> What needs to be done
Output word for word the lines from the one with "Write the TikZ code for this diagram." to the final line of the data, both ends included, but skip the pictures.

─── Raw records

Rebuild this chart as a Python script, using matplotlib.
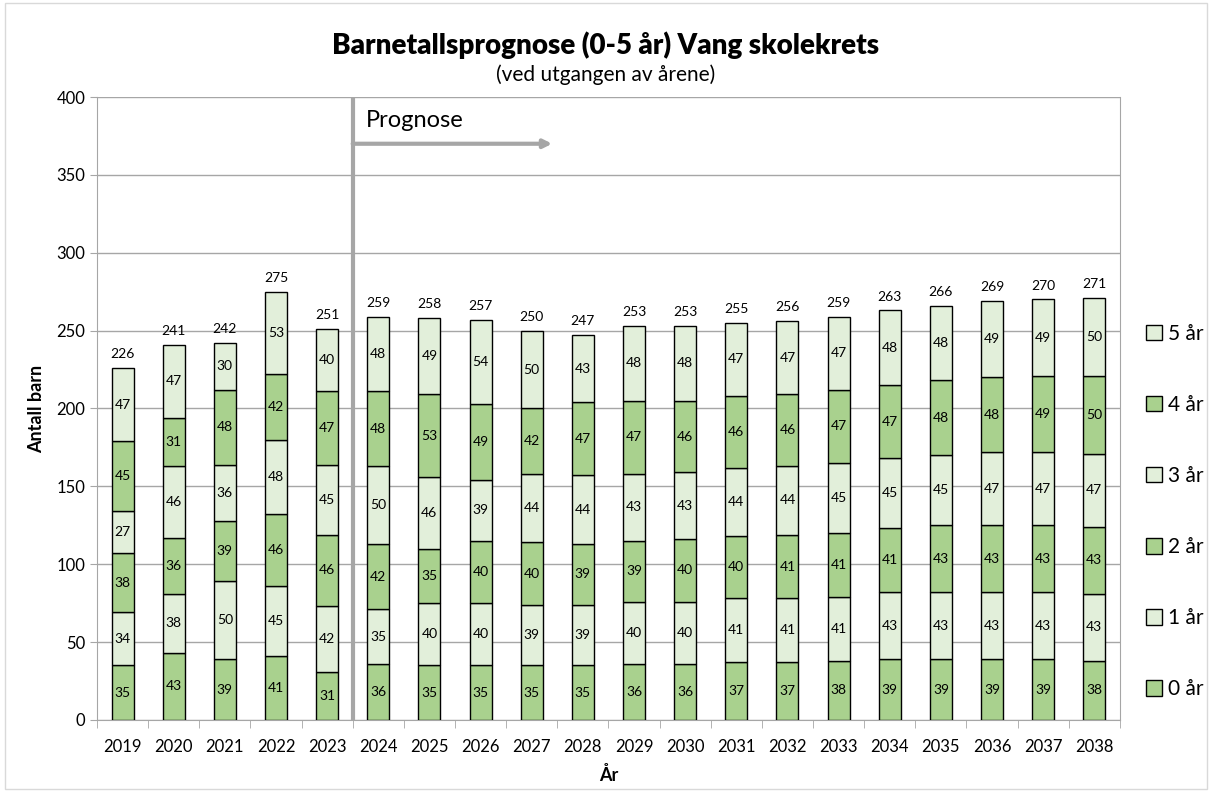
import matplotlib.pyplot as plt
import numpy as np
from matplotlib.patches import Rectangle

plt.rcParams['font.family'] = ['Lato', 'DejaVu Sans']

years = [str(y) for y in range(2019, 2039)]
age0 = [35, 43, 39, 41, 31, 36, 35, 35, 35, 35, 36, 36, 37, 37, 38, 39, 39, 39, 39, 38]
age1 = [34, 38, 50, 45, 42, 35, 40, 40, 39, 39, 40, 40, 41, 41, 41, 43, 43, 43, 43, 43]
age2 = [38, 36, 39, 46, 46, 42, 35, 40, 40, 39, 39, 40, 40, 41, 41, 41, 43, 43, 43, 43]
age3 = [27, 46, 36, 48, 45, 50, 46, 39, 44, 44, 43, 43, 44, 44, 45, 45, 45, 47, 47, 47]
age4 = [45, 31, 48, 42, 47, 48, 53, 49, 42, 47, 47, 46, 46, 46, 47, 47, 48, 48, 49, 50]
age5 = [47, 47, 30, 53, 40, 48, 49, 54, 50, 43, 48, 48, 47, 47, 47, 48, 48, 49, 49, 50]
series = [age0, age1, age2, age3, age4, age5]
labels = ['0 år', '1 år', '2 år', '3 år', '4 år', '5 år']
dark = '#A9D18E'
light = '#E2EFDA'
colors = [dark, light, dark, light, dark, light]

fig = plt.figure(figsize=(12.12, 7.92), dpi=100)
ax = fig.add_axes([0.080, 0.091, 0.844, 0.7865])

x = np.arange(len(years))
bottom = np.zeros(len(years))
handles = []
for vals, lab, col in zip(series, labels, colors):
    bars = ax.bar(x, vals, 0.43, bottom=bottom, color=col, edgecolor='black',
                  linewidth=1.0, label=lab, zorder=3)
    handles.append(bars)
    ax.bar_label(bars, labels=[str(v) for v in vals], label_type='center',
                 fontsize=10, color='black')
    bottom += np.array(vals)

totals = bottom.astype(int)
for xi, t in zip(x, totals):
    ax.text(xi, t + 5, str(t), ha='center', va='bottom', fontsize=10)

ax.set_xlim(-0.5, len(years) - 0.5)
ax.set_ylim(0, 400)
ax.set_yticks(range(0, 401, 50))
ax.set_xticks(x)
ax.set_xticklabels(years, fontsize=12)
ax.set_xticks(np.arange(-0.5, len(years), 1), minor=True)
ax.tick_params(axis='x', which='major', length=0, pad=14)
ax.tick_params(axis='x', which='minor', length=6, color='#A6A6A6')
ax.tick_params(axis='y', labelsize=12, length=5, color='#A6A6A6')
ax.yaxis.grid(True, color='#A6A6A6', linewidth=1.0, zorder=0)
ax.set_axisbelow(True)
for s in ['left', 'bottom', 'right']:
    ax.spines[s].set_color('#A6A6A6')
ax.spines['top'].set_visible(False)

ax.set_xlabel('År', fontsize=13, fontweight='bold', labelpad=8)
ax.set_ylabel('Antall barn', fontsize=13, fontweight='bold', labelpad=8)

# forecast marker
ax.axvline(4.5, ymin=0, ymax=1, color='#A6A6A6', linewidth=3, zorder=4)
ax.annotate('', xy=(8.4, 370), xytext=(4.5, 370),
            arrowprops=dict(arrowstyle='-|>', color='#A6A6A6', lw=3,
                            mutation_scale=12, shrinkA=0, shrinkB=0))
ax.text(4.75, 385, 'Prognose', fontsize=17, va='center', ha='left')

fig.text(0.5, 0.943, 'Barnetallsprognose (0-5 år) Vang skolekrets',
         ha='center', va='center', fontsize=20, fontweight='heavy')
fig.text(0.5, 0.906, '(ved utgangen av årene)', ha='center', va='center',
         fontsize=15)

leg = fig.legend(handles[::-1], labels[::-1], loc='center left',
                 bbox_to_anchor=(0.93, 0.354), frameon=False, fontsize=15,
                 labelspacing=2.45, handlelength=0.75, handleheight=0.75,
                 handletextpad=0.3)

fig.patches.append(Rectangle((0.004, 0.004), 0.992, 0.992, transform=fig.transFigure,
                             fill=False, edgecolor='#D9D9D9', linewidth=1))

fig.savefig('out.png', dpi=100)
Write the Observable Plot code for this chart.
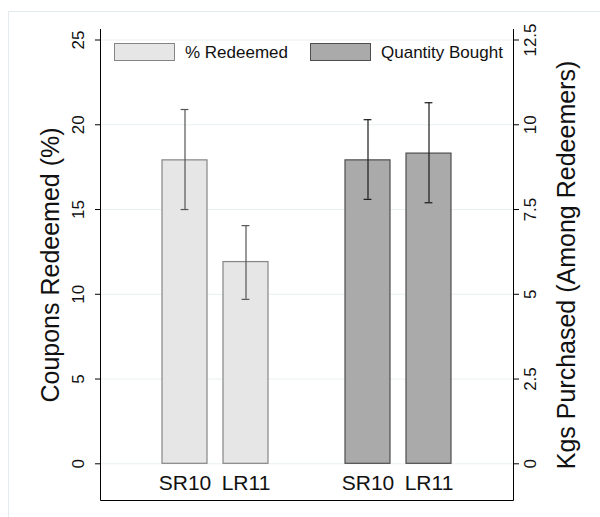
<!DOCTYPE html>
<html>
<head>
<meta charset="utf-8">
<script src="https://cdn.jsdelivr.net/npm/d3@7"></script>
<script src="https://cdn.jsdelivr.net/npm/@observablehq/plot@0.6"></script>
<style>
  html, body { margin: 0; padding: 0; background: #fff; }
  #chart { width: 600px; height: 517px; }
</style>
</head>
<body>
<div id="chart"></div>
<script>
// ---- Data ----
const groups = ["% Redeemed", "Quantity Bought"];
const rounds = ["SR10", "LR11"];
// Coupons redeemed (%), left axis
const pctMean = [17.9, 11.9];
const pctLo   = [15.0, 9.7];
const pctHi   = [20.9, 14.05];
// Kgs purchased among redeemers, right axis
const kgMean = [8.95, 9.15];
const kgLo   = [7.8, 7.7];
const kgHi   = [10.15, 10.65];
// Axis ticks
const leftTicks  = [0, 5, 10, 15, 20, 25];
const rightTicks = [0, 2.5, 5, 7.5, 10, 12.5];
const leftTitle  = "Coupons Redeemed (%)";
const rightTitle = "Kgs Purchased (Among Redeemers)";

// Right axis 0–12.5 shares the left axis 0–25 positions (factor 2)
const ratio = 25 / 12.5;

const rows = [];
rounds.forEach((r, i) => rows.push({key: "pct-" + r, label: r, group: groups[0], value: pctMean[i], lo: pctLo[i], hi: pctHi[i]}));
rounds.forEach((r, i) => rows.push({key: "kg-" + r, label: r, group: groups[1], value: kgMean[i] * ratio, lo: kgLo[i] * ratio, hi: kgHi[i] * ratio}));
const xDomain = ["pct-SR10", "pct-LR11", "gap", "kg-SR10", "kg-LR11"];

const lightRows = rows.filter(d => d.group === groups[0]);
const darkRows  = rows.filter(d => d.group === groups[1]);

const font = "'Liberation Sans', Arial, Helvetica, sans-serif";
const gridColor = "#e8f0f2";
const lightFill = "#e6e6e6", lightStroke = "#858585";
const darkFill = "#aaaaaa", darkStroke = "#4d4d4d";

// Frame lines (left, bottom, right; no top) and the outer graph border
function frameLines(index, scales, values, dim) {
  const g = d3.create("svg:g");
  const x0 = dim.marginLeft, x1 = dim.width - dim.marginRight;
  const y0 = dim.marginTop, y1 = dim.height - dim.marginBottom;
  g.append("path")
    .attr("d", `M8.5,${dim.height}V11.5H${dim.width}`)
    .attr("fill", "none").attr("stroke", "#e3ebee").attr("stroke-width", 1);
  g.append("path")
    .attr("d", `M${x0 + 0.5},${y0}V${y1 + 0.5}H${x1 + 0.5}V${y0}`)
    .attr("fill", "none").attr("stroke", "#000").attr("stroke-width", 1);
  return g.node();
}

// Legend drawn inside the plot area, top
function legend(index, scales, values, dim) {
  const g = d3.create("svg:g").attr("font-family", font).attr("font-size", 17).attr("text-anchor", "start");
  const items = [
    {label: groups[0], fill: lightFill, stroke: lightStroke, x: dim.marginLeft + 14},
    {label: groups[1], fill: darkFill, stroke: darkStroke, x: dim.marginLeft + 210}
  ];
  const top = dim.marginTop + 14;
  for (const it of items) {
    g.append("rect")
      .attr("x", it.x + 0.5).attr("y", top + 0.5)
      .attr("width", 60).attr("height", 17)
      .attr("fill", it.fill).attr("stroke", it.stroke);
    g.append("text")
      .attr("x", it.x + 71).attr("y", top + 9)
      .attr("dy", "0.36em")
      .attr("text-anchor", "start")
      .attr("fill", "#111")
      .text(it.label);
  }
  return g.node();
}

const chart = Plot.plot({
  width: 600,
  height: 517,
  marginLeft: 100,
  marginRight: 87,
  marginTop: 29,
  marginBottom: 17,
  style: {fontFamily: font, background: "#fff", overflow: "visible"},
  x: {type: "band", domain: xDomain, paddingInner: 0.262, paddingOuter: 1, axis: null},
  y: {domain: [-2.165, 25.62], axis: null},
  marks: [
    // gridlines
    Plot.ruleY(leftTicks, {stroke: gridColor, strokeWidth: 1}),
    // bars
    Plot.barY(lightRows, {x: "key", y: "value", fill: lightFill, stroke: lightStroke, strokeWidth: 1.2}),
    Plot.barY(darkRows,  {x: "key", y: "value", fill: darkFill, stroke: darkStroke, strokeWidth: 1.2}),
    // error bars
    Plot.ruleX(lightRows, {x: "key", y1: "lo", y2: "hi", stroke: "#555", strokeWidth: 1.2}),
    Plot.tickY(lightRows, {x: "key", y: "hi", stroke: "#555", strokeWidth: 1.2, insetLeft: 18.6, insetRight: 18.6}),
    Plot.tickY(lightRows, {x: "key", y: "lo", stroke: "#555", strokeWidth: 1.2, insetLeft: 18.6, insetRight: 18.6}),
    Plot.ruleX(darkRows, {x: "key", y1: "lo", y2: "hi", stroke: "#1a1a1a", strokeWidth: 1.2}),
    Plot.tickY(darkRows, {x: "key", y: "hi", stroke: "#1a1a1a", strokeWidth: 1.2, insetLeft: 18.6, insetRight: 18.6}),
    Plot.tickY(darkRows, {x: "key", y: "lo", stroke: "#1a1a1a", strokeWidth: 1.2, insetLeft: 18.6, insetRight: 18.6}),
    // category labels inside the frame
    Plot.text(rows, {x: "key", text: "label", frameAnchor: "bottom", dy: -17.5, lineAnchor: "middle", fontSize: 21, fill: "#111"}),
    // axis ticks
    Plot.axisY({anchor: "left", ticks: leftTicks, tickSize: 5, tickFormat: () => "", stroke: "#000"}),
    Plot.axisY({anchor: "right", ticks: rightTicks.map(v => v * ratio), tickSize: 5, tickFormat: () => "", stroke: "#000"}),
    // rotated tick labels
    Plot.text(leftTicks, {y: d => d, text: d => String(d), frameAnchor: "left", dx: -22, rotate: -90, textAnchor: "middle", lineAnchor: "middle", fontSize: 17, fill: "#111"}),
    Plot.text(rightTicks, {y: d => d * ratio, text: d => String(d), frameAnchor: "right", dx: 17, rotate: -90, textAnchor: "middle", lineAnchor: "middle", fontSize: 17, fill: "#111"}),
    // axis titles
    Plot.text([leftTitle], {text: d => d, frameAnchor: "left", dx: -50, rotate: -90, textAnchor: "middle", lineAnchor: "middle", fontSize: 25, fill: "#111"}),
    Plot.text([rightTitle], {text: d => d, frameAnchor: "right", dx: 53, rotate: -90, textAnchor: "middle", lineAnchor: "middle", fontSize: 25, fill: "#111"}),
    frameLines,
    legend
  ]
});
document.getElementById("chart").append(chart);
</script>
</body>
</html>
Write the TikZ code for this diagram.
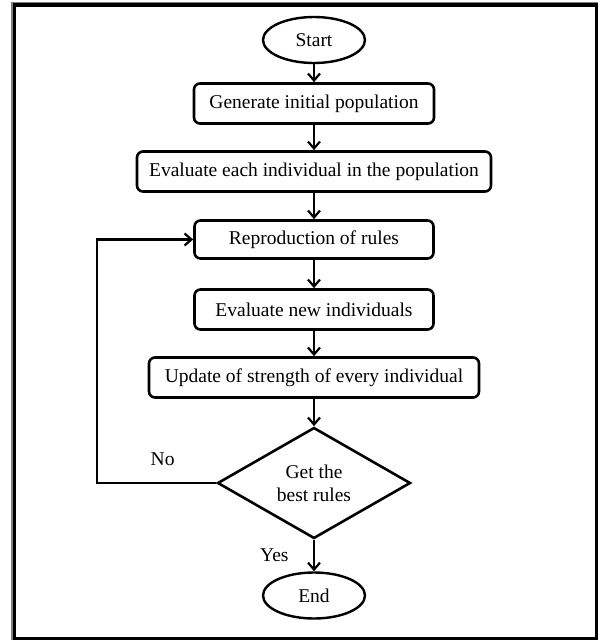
\documentclass[tikz,border=0pt]{standalone}
\usepackage{fontspec}
\setmainfont{Liberation Serif}
\usetikzlibrary{arrows.meta, positioning, shapes.geometric}
\tikzstyle{terminal}=[ellipse, draw, line width=2.4pt, minimum width=102pt, minimum height=46pt, inner sep=0pt]
\tikzstyle{process}=[rectangle, draw, line width=2.6pt, rounded corners=6pt, minimum height=40pt, inner sep=0pt]
\tikzstyle{decision}=[diamond, draw, line width=2.6pt, minimum width=193pt, minimum height=111pt, inner sep=0pt, aspect=1.74, align=center]
\tikzstyle{feed}=[<-, line width=2.2pt, >={Straight Barb[length=7pt,width=12pt]}]

\begin{document}
\begin{tikzpicture}[node distance=68pt, font=\fontsize{19.5}{23}\selectfont]
  \useasboundingbox (-314pt,40pt) rectangle (286pt,-600pt);
  % frame
  \draw[gray, line width=2pt] (-301.5pt,37pt) rectangle (282.5pt,-598.5pt);
  \draw[line width=3.5pt] (-299.5pt,35pt) rectangle (282.5pt,-598.5pt);

  \node[terminal] (start) {Start};
  \node[process, minimum width=240pt] (gen) [below of=start, yshift=4.5pt] {Generate initial population}
    edge [feed] (start);
  \node[process, minimum width=354pt] (eval) [below of=gen] {Evaluate each individual in the population}
    edge [feed] (gen);
  \node[process, minimum width=239pt, minimum height=38pt] (repro) [below of=eval] {Reproduction of rules}
    edge [feed] (eval);
  \node[process, minimum width=239pt] (evalnew) [below of=repro, yshift=-2pt] {Evaluate new individuals}
    edge [feed] (repro);
  \node[process, minimum width=330pt] (update) [below of=evalnew] {Update of strength of every individual}
    edge [feed] (evalnew);
  \node[decision] (dec) [below of=update, yshift=-37.5pt] {Get the\\best rules}
    edge [feed] (update);
  \node[terminal] (end) [below of=dec, yshift=-44.5pt] {End}
    edge [feed] node[left=21pt] {Yes} (dec);

  % loop back
  \draw[feed] (repro.west) -- ++(-96pt,0) |- node[above=13pt, pos=0.775] {No} (dec.west);
\end{tikzpicture}
\end{document}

──────

> Exercise output
Write the TikZ code for this diagram.
\documentclass[tikz,border=0pt]{standalone}
\usepackage{fontspec}
\setmainfont{Liberation Serif}
\usetikzlibrary{arrows.meta, positioning, shapes.geometric}
\tikzstyle{terminal}=[ellipse, draw, line width=2.4pt, minimum width=102pt, minimum height=46pt, inner sep=0pt]
\tikzstyle{process}=[rectangle, draw, line width=2.6pt, rounded corners=6pt, minimum height=40pt, inner sep=0pt]
\tikzstyle{decision}=[diamond, draw, line width=2.6pt, minimum width=193pt, minimum height=111pt, inner sep=0pt, aspect=1.74, align=center]
\tikzstyle{feed}=[<-, line width=2.2pt, >={Straight Barb[length=7pt,width=12pt]}]

\begin{document}
\begin{tikzpicture}[node distance=68pt, font=\fontsize{19.5}{23}\selectfont]
  \useasboundingbox (-314pt,40pt) rectangle (286pt,-600pt);
  % frame
  \draw[gray, line width=2pt] (-301.5pt,37pt) rectangle (282.5pt,-598.5pt);
  \draw[line width=3.5pt] (-299.5pt,35pt) rectangle (282.5pt,-598.5pt);

  \node[terminal] (start) {Start};
  \node[process, minimum width=240pt] (gen) [below of=start, yshift=4.5pt] {Generate initial population}
    edge [feed] (start);
  \node[process, minimum width=354pt] (eval) [below of=gen] {Evaluate each individual in the population}
    edge [feed] (gen);
  \node[process, minimum width=239pt, minimum height=38pt] (repro) [below of=eval] {Reproduction of rules}
    edge [feed] (eval);
  \node[process, minimum width=239pt] (evalnew) [below of=repro, yshift=-2pt] {Evaluate new individuals}
    edge [feed] (repro);
  \node[process, minimum width=330pt] (update) [below of=evalnew] {Update of strength of every individual}
    edge [feed] (evalnew);
  \node[decision] (dec) [below of=update, yshift=-37.5pt] {Get the\\best rules}
    edge [feed] (update);
  \node[terminal] (end) [below of=dec, yshift=-44.5pt] {End}
    edge [feed] node[left=21pt] {Yes} (dec);

  % loop back
  \draw[feed] (repro.west) -- ++(-96pt,0) |- node[above=13pt, pos=0.775] {No} (dec.west);
\end{tikzpicture}
\end{document}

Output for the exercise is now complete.